I was, though, the fortunate beneficiary of six years of R&D on
the S4.”
Few
people other than Zellan understood the S4's potential, let alone how
to market it. At the time Panavision was renting the acclaimed Primo,
the only modern cine prime around. When film camera rental companies
sought a company to develop a new lens to rival the Primo, but one
that would be available to sell, Cooke took up the challenge.
With
three existing prototypes, Zellan quickly put a fourth one into
development and took the S4 to market. “This was a magical time, as
the S4 was the first modern,
non-Panavision prime,” he says.
In
1921, Horace W. Lee designed the Speed Panchro for Cooke, a prime
renowned for its almost mythological 'Cooke look' but these had
ceased production as Taylor-Hobson put its energies into video lens
design with the boom in TV production in the 1960s.
“After
a 35-year gap between production of the last Speed Panchro and the
new lens, the S4 was seen as a quantum leap by the industry,” says
Zellan. “There was a great pent-up demand for Cooke primes based
around the Cooke Look and the mythology surrounding the Panchros. One
can only imagine the panic among other lens manufacturers when our
orders went from zero to hundreds virtually overnight.”
The
S4 Prime T2.0 lenses were put to immediate use on shows including The
Cider House Rules
(1999, DP Oliver Stapleton) and Angela's
Ashes
(1999 DPs Chris Connier, Michael Seresin BSC), helping Cooke Optics
to turn a profit from the very first year. The lenses won Cooke a
Cinec Award in Germany in 1999 and a Technical Academy Award for
mechanical and optical excellence the same year, followed by a
Technical Emmy in 2000.
At
around the same time, Zellan initiated research into lens metadata, a
concept at least a decade ahead of its time. “Nobody was asking for
metadata in the late nineties and few even knew what it was but it
was obvious to me it was coming,” he says.
Pausing
an internal R&D project to focus on building ARRI's LDS metadata
system, Zellan says he made several overtures to the German operator
about how to market the system.
“Any
product – but especially metadata – is hard to sell if people
don't understand it and don't know they need it; nor it can you put a
value on it. After a year working on a system for ARRI we felt we may
have found a way to do this on our own and, with ARRI's goodwill, we
went back to the drawing board.”
/i
"Intelligent" Technology, introduced in 2000, is a system
for automatically reporting precise and detailed data about the
focus, hyperfocal distance, depth-of-field, iris, lens model, and
other pertinent information from digital or film cameras synched to
timecode for use on the set or in post for VFX.
Zellan's
marketing key for the system was to open it up to the wider industry,
including lens competitors.
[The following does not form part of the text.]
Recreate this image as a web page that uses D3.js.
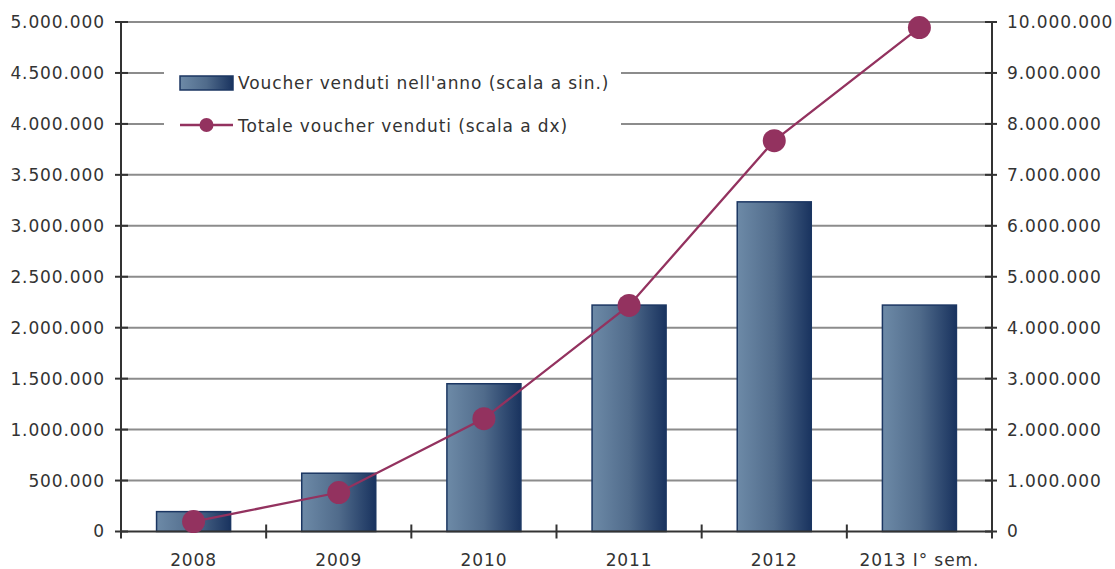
<!DOCTYPE html>
<html><head><meta charset="utf-8">
<script src="https://cdn.jsdelivr.net/npm/d3@7"></script>
<style>body{margin:0;background:#fff}svg{display:block}text{font-family:"DejaVu Sans",Verdana,sans-serif;fill:#333;letter-spacing:0.9px}</style>
</head><body><svg id="c" width="1115" height="569"></svg>
<script>
const categories = ["2008","2009","2010","2011","2012","2013 I° sem."];
const annualVouchers = [195000, 572000, 1450000, 2222000, 3235000, 2222000];
const totalVouchers = [195000, 765000, 2215000, 4437000, 7670000, 9890000];
const leftTicks = [0,500000,1000000,1500000,2000000,2500000,3000000,3500000,4000000,4500000,5000000];
const rightTicks = [0,1000000,2000000,3000000,4000000,5000000,6000000,7000000,8000000,9000000,10000000];
const seriesNames = ["Voucher venduti nell'anno (scala a sin.)","Totale voucher venduti (scala a dx)"];

const svg = d3.select("#c");
const L = 121, R = 992, T = 22, B = 531.5;
const x = d3.scaleBand().domain(categories).range([L, R]).paddingInner(0.49).paddingOuter(0.245);
const xb = d3.scaleBand().domain(categories).range([L, R]);
const yL = d3.scaleLinear().domain([0, 5000000]).range([B, T]);
const yR = d3.scaleLinear().domain([0, 10000000]).range([B, T]);
const fmt = v => d3.format(",")(v).replace(/,/g, ".");

const defs = svg.append("defs");
const g = defs.append("linearGradient").attr("id","bg").attr("x1","0").attr("x2","1").attr("y1","0").attr("y2","0");
g.append("stop").attr("offset","0").attr("stop-color","#6d8aa7");
g.append("stop").attr("offset","0.5").attr("stop-color","#506b8b");
g.append("stop").attr("offset","1").attr("stop-color","#19335f");

// gridlines
svg.append("g").selectAll("line").data(leftTicks.filter(d=>d>0)).join("line")
  .attr("x1", L).attr("x2", R).attr("y1", d=>yL(d)).attr("y2", d=>yL(d))
  .attr("stroke","#8c8c8c").attr("stroke-width",2);

// legend background
svg.append("rect").attr("x",164).attr("y",50).attr("width",457).attr("height",95).attr("fill","#fff");

// bars
svg.append("g").selectAll("rect").data(categories).join("rect")
  .attr("x", d=>x(d)).attr("width", x.bandwidth())
  .attr("y", (d,i)=>yL(annualVouchers[i])).attr("height",(d,i)=>B-yL(annualVouchers[i]))
  .attr("fill","url(#bg)").attr("stroke","#1b3662").attr("stroke-width",1.5);

// axes
const axL = d3.axisLeft(yL).tickValues(leftTicks).tickFormat(fmt).tickSize(0).tickPadding(16);
const gl = svg.append("g").attr("transform",`translate(${L},0)`).call(axL);
const axR = d3.axisRight(yR).tickValues(rightTicks).tickFormat(fmt).tickSize(0).tickPadding(15);
const gr = svg.append("g").attr("transform",`translate(${R},0)`).call(axR);
const axB = d3.axisBottom(xb).tickSize(0).tickPadding(22);
const gb = svg.append("g").attr("transform",`translate(0,${B})`).call(axB);
[gl,gr,gb].forEach(a=>{a.select(".domain").remove(); a.selectAll("text").style("font-size","17px").attr("fill","#333").style("font-family","'DejaVu Sans',Verdana,sans-serif");});
// axis lines & cross ticks
svg.append("line").attr("x1",L).attr("x2",L).attr("y1",T).attr("y2",B+7).attr("stroke","#333").attr("stroke-width",2);
svg.append("line").attr("x1",R).attr("x2",R).attr("y1",T).attr("y2",B+7).attr("stroke","#333").attr("stroke-width",2);
svg.append("line").attr("x1",L).attr("x2",R).attr("y1",B).attr("y2",B).attr("stroke","#333").attr("stroke-width",2);
svg.append("g").selectAll("line").data(leftTicks).join("line")
  .attr("x1",L-6).attr("x2",L+7).attr("y1",d=>yL(d)).attr("y2",d=>yL(d)).attr("stroke","#333").attr("stroke-width",2);
svg.append("g").selectAll("line").data(rightTicks).join("line")
  .attr("x1",R-7).attr("x2",R+5).attr("y1",d=>yR(d)).attr("y2",d=>yR(d)).attr("stroke","#333").attr("stroke-width",2);
svg.append("g").selectAll("line").data(categories.slice(1)).join("line")
  .attr("x1",d=>xb(d)).attr("x2",d=>xb(d)).attr("y1",B-7).attr("y2",B+7).attr("stroke","#333").attr("stroke-width",2);

// line series
const cx = d => x(d) + x.bandwidth()/2;
const line = d3.line().x((d,i)=>cx(categories[i])).y(d=>yR(d));
svg.append("path").datum(totalVouchers).attr("d",line).attr("fill","none").attr("stroke","#93325f").attr("stroke-width",2.3);
svg.append("g").selectAll("circle").data(totalVouchers).join("circle")
  .attr("cx",(d,i)=>cx(categories[i])).attr("cy",d=>yR(d)).attr("r",11.5).attr("fill","#93325f");

// legend
const lg = svg.append("g");
lg.append("rect").attr("x",180).attr("y",76).attr("width",53).attr("height",14).attr("fill","url(#bg)").attr("stroke","#1b3662").attr("stroke-width",1.5);
lg.append("line").attr("x1",180).attr("x2",233).attr("y1",125).attr("y2",125).attr("stroke","#93325f").attr("stroke-width",2.3);
lg.append("circle").attr("cx",206.5).attr("cy",125).attr("r",7).attr("fill","#93325f");
lg.append("text").attr("x",238).attr("y",83).attr("dy","0.35em").style("font-size","17px").text(seriesNames[0]);
lg.append("text").attr("x",238).attr("y",126).attr("dy","0.35em").style("font-size","17px").text(seriesNames[1]);
</script></body></html>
He also began to integrate the technology
as standard into every lens leaving the Leicester factory “hoping
that at some point critical mass would be reached.”
That
vision is now coming to pass with a growing partner community that
includes ARRI, Zeiss, RED, Transvideo, Atomos, Sony, Codex, Canon,
Fujinon, Angenieux and Pixel Farm.
“The
further the industry goes into digital, the more people understand
metadata and the more important it becomes,” argues Zellan. “I'm
still not convinced anybody has seriously used it in anger or used it
all the way through production, but even with advances in tracking
software there is still 2-3 percent of any shot that cannot be solved
cost effectively without a system like /i Technology.”
A
third generation of the system is coming in 2016 and will include
inertial tracking of lenses which record movement through space, a
unique illumination table and full distortion mapping tied to each
particular lens.
“We
believe that /i3 will make an enormous difference to VFX and post
workflows,” claims Zellan. “If you shoot with a lens that has the
/i3
technology in it, you’ll save time and money because you’re not
going to have to shoot distortion maps on your lenses. You’re not
going to have to measure the illumination map of the lenses. It’s
all just information that’s going to be in the lens and can be
obtained easily.”
In
2013, the Academy of Motion Picture Arts and Sciences recognised
Cooke with a Science and Technology Oscar for helping define the look
of motion pictures over the last century. The Cooke Look (now a
trademarked item) denotes warm colour tones and a sharp image without
harshness that is consistent to all the firm’s lenses since the
1920s. There's little danger of it going out of fashion.
“With
fixed pixels, there is no intrinsic dynamic interest in a digital
image; the image has a antiseptic quality that has today's
cinematographers looking for ways to project personality and
character into their films,” says Zellan. “We deliver extreme
resolution but the way we render it, and the way we balance the
lenses, gives that fabled warm three dimensional look and in Speed
Panchros the field falls off much faster than in an S4 so they reveal
more of it.”
Shooting
in traditional Anamorphic, using new, state-of-the-art glass and
mechanics, is another solution to add personality and texture into an
otherwise sterile format, he argues. “The 'Anamorphic funkiness'
that traditional Anamorphic lenses introduce adds visual interest
that gives the cinematographer a lot of creative freedom.”
Cooke
lenses continue to be used broadly by leading cinematographers. Ed
Lachman ASC won the Golden Frog at Camerimage 2015 and Best
Cinematographer at the New York Film Critics Circle Awards for his
work on Carol,
which was shot with Cooke lenses (also Oscar- and BAFTA nominated for
this film). Creed,
the critically-acclaimed return to the Rocky
franchise, was shot by Maryse Alberti also with S4s.